Respondent claims that all Medi-Cal benefits, whenever received, are subject to this legislation where the recipient dies, and the estate comes into existence, after the effective date of the statute. Appellant contends that only Medi-Cal benefits received after the effective date of the statute are subject to the claim for reimbursement.
 "The construction of a statute by the officials charged with its administration must be given great weight." (Worthington v. Unemployment Ins. Appeals Bd. (1976) 64 Cal. App. 3d 384, 389 [134 Cal. Rptr. 507].)  But unless the Legislature has clearly expressed an intention that a statute be applied retroactively, that statute must be given prospective application only. (DiGenova v. State Board of Education (1962) 57 Cal. 2d 167, 172-174 [18 Cal. Rptr. 369, 367 P.2d 865].) [1b] In this instance, the Legislature did not express any intention to make this statute retroactive. Therefore, the question before us is whether application of section 14009.5 to benefits received before the effective date of the statute, claimed from an estate which arose after the effective date of the statute, constitutes an unauthorized retroactive application.
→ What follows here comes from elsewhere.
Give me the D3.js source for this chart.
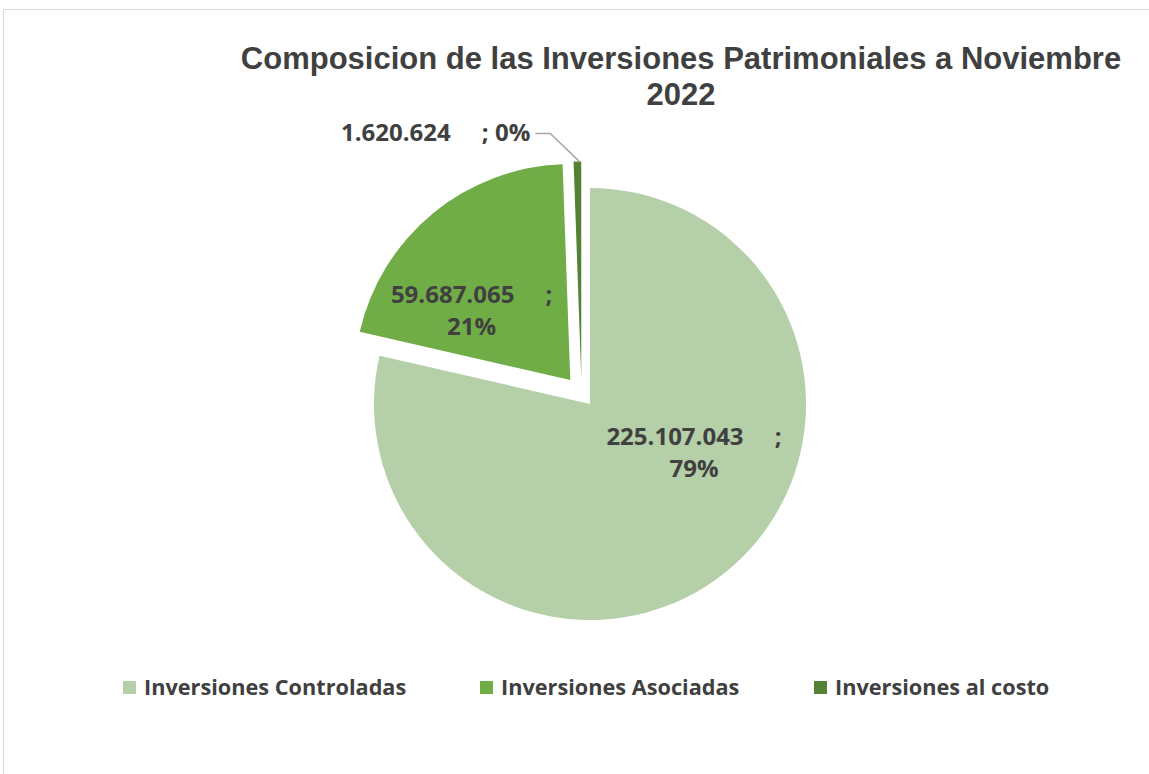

 A statute is not retroactive in its application merely because it draws upon antecedent facts for its operation. (Burks v. Poppy Construction Co. (1962) 57 Cal. 2d 463, 474 [20 Cal. Rptr. 609, 370 P.2d 313]; Gordon H. Ball, Inc. v. State of California ex rel. Dept. Pub. Wks. (1972) 26 Cal. App. 3d 162, 168 [102 Cal. Rptr. 637].) The "ultimate test" is whether the statute as applied changes the legal effect of past transactions. (Coast Bank v. Holmes (1971) 19 Cal. App. 3d 581, 595 [97 Cal. Rptr. 30]; Aetna Cas. & Surety Co. v. Ind. Acc. Com. (1947) 30 Cal. 2d 388, 394 [182 P.2d 159].) Application of a statute which changes existing rights would be retroactive because the legal effects of past events would be changed. (Aetna Cas. & Surety Co., supra, at p. 394; Perry v. Heavenly Valley (1985) 163 Cal. App. 3d 495, 503-504 [209 Cal. Rptr. 771].) But a statute's application which merely affects procedures to be followed in the future, is prospective because it does not deprive a person of any right which he or she had prior to the effective date of the statute. (Perry, supra, at p. 504;Hogan v. Ingold (1952) 38 Cal. 2d 802, 812 [243 P.2d 1, 32 A.L.R.2d 834].)
 In this case, appellant concedes that section 14009.5 did not impose any liability on the Medi-Cal recipient, but contends that it unconstitutionally impaired a contract for receipt of those benefits. (Cal. Const., art. I, [169 Cal. App. 3d 305] § 9.) However, section 14002 expressly provides that no Medi-Cal recipient shall have any claim for compensation or otherwise because his or her service is affected in any way by any amending, repealing, or supplemental legislative act. There is, therefore, no contractual right to those benefits.
[1c] This statute merely affected the distribution of a Medi-Cal recipient's estate.  Testamentary disposition, as well as intestate succession, is a creature of statute and is controlled by the law in effect as of the date of the death. (Estate of Phillips (1928) 203 Cal. 106, 109-110 [263 P. 1017]; Estate of Barton (1925) 196 Cal. 508, 514 [238 P. 681];Estate of Carlson (1970) 9 Cal. App. 3d 479, 481 [88 Cal. Rptr. 229, 41 A.L.R.3d 825].) [1d] Therefore, any right which the Medi-Cal recipient had in the disposition of her estate was defined, in part, by section 14009.5, in effect at the time of her death. Moreover, this statute did not affect any existing rights held by the Medi-Cal recipient's estate because such an entity did not even come into existence until the time of her death.
The application of this statute to estates which arose after its effective date did not affect any existing rights and accordingly, had no impermissibly retroactive effect, even where the benefits had been received prior to its effective date. Appellant's contentions to the contrary are unpersuasive.
Judgment is affirmed.
White, P. J., and Merrill, J., concurred.
FN 1. Unless otherwise indicated, all statutory references are to the Welfare and Institutions Code.